Factoring some integer in the given interval I'm posting this question here (rather than on CSTheory) since it seems to require much more knowledge about number theory than algorithms.

Let N be a positive integer. Is there an efficient (i.e. probabilistic polynomial time) algorithm which, on input a sufficiently large N, outputs the full factorization of some integer in the interval $[N - O(\log N), N]$?
Note that the running time of the algorithm is measured in $|N| = O(\log N)$.

Cross-posted https://math.stackexchange.com/questions/54580.
Spin-off: https://math.stackexchange.com/questions/54719.
 A: I think Felipe Voloch has the right sense about the problem:  you should expect to encounter a prime or a number which is a small number times a prime.  Since you suggested probabilistic and did not mention that you wanted ONLY the desired number output, here is a start on your desired program.
Pick a desired small bound B, which will be the largest of the primes to be sieved out.  Make B compatible with the desired running time of your eventual program, but I like Felipe's suggestion of $O(\text{log}^2N)$.  Now for each prime $p$ up to B, compute the remainder of $N$ after dividing by the largest power of $p$ that is smaller than $N$.  Use this to populate an array of length of your interval with powers of $p$ which are the factors of the corresponding numbers.  This should take (B/log(B)) times $O(\text{log}N)$ time and space.  
At this point you have several options.  The simplest one is to perform the divisions and list out the cofactors as well as the small factors.  Even with B smaller than Felipe's suggestion, you will most likely have printed out the complete factorization of one of the numbers.  Use whatever time you have remaining to find it, either by doing quick primality tests on all the candidates or slow primality test on some appropriate subset.  An alternative is to continue eliminating small factors, for once $p$ is larger than your $O(\text{log}N)$, you won't need to worry about picking powers, but can switch to doing gcd with 0 or 1 numbers in the interval.  
In short, there is a way to make an efficient version which is morally equivalent to trial division, and still have time left over to pick with high chance of success the completely factored number.

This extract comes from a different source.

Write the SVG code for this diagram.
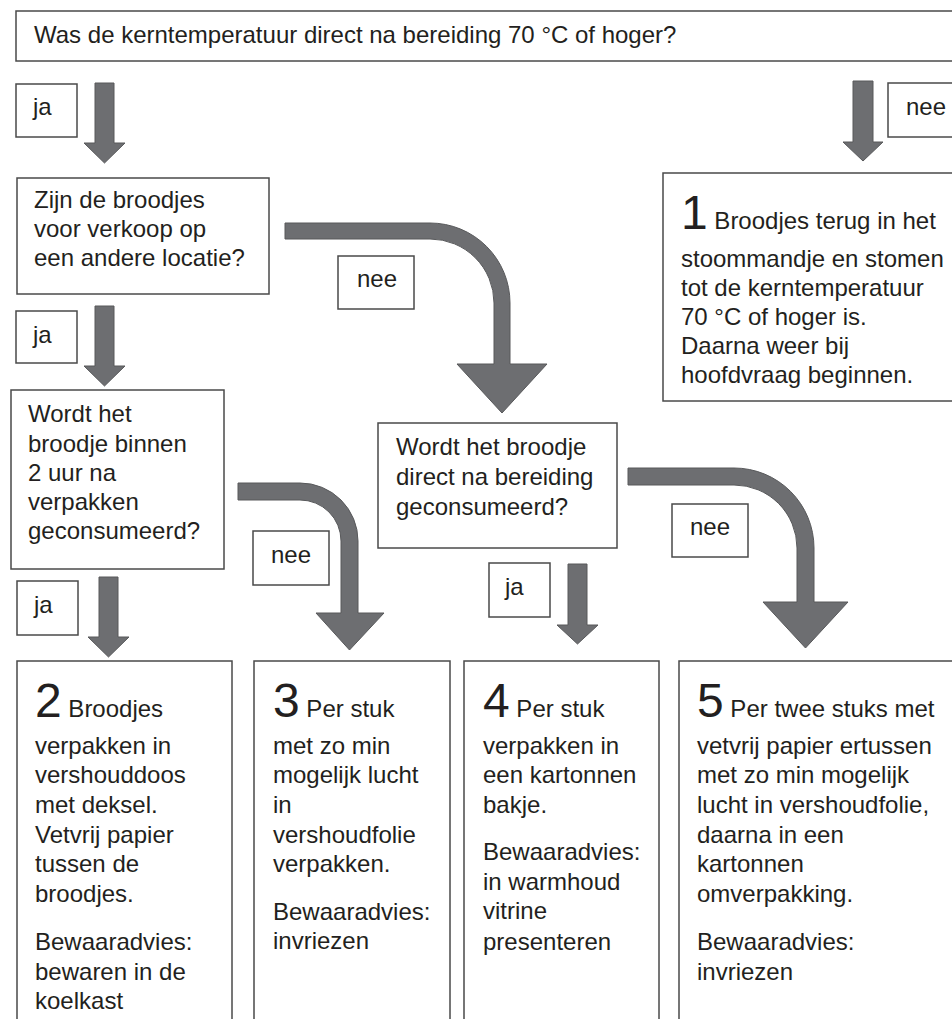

EDIT 2011.08.10  I got curious, so I asked a 
question and did some computations with B=2, with the expectation that I would find very few intervals of the form $[N - \text{log}_2N ,N]$ which did not contain a prime or a power of 2 times a prime, or a power of 2.  The data so far are contrary to my expectations: if I haven't messed up the programming, there are more than 200 such $N$ less than $10^5$.  Although I still think the small intervals will contain a B-smooth number for B not too large, this recent data puts a measure of doubt in my mind.
END EDIT 2011.08.10 
Gerhard "Ask Me About System Design" Paseman, 2011.08.04   
A: If you believe Cramér's conjecture, for all integers in your interval, trial divide up to $(\log N)^2$ and test primality of the cofactor.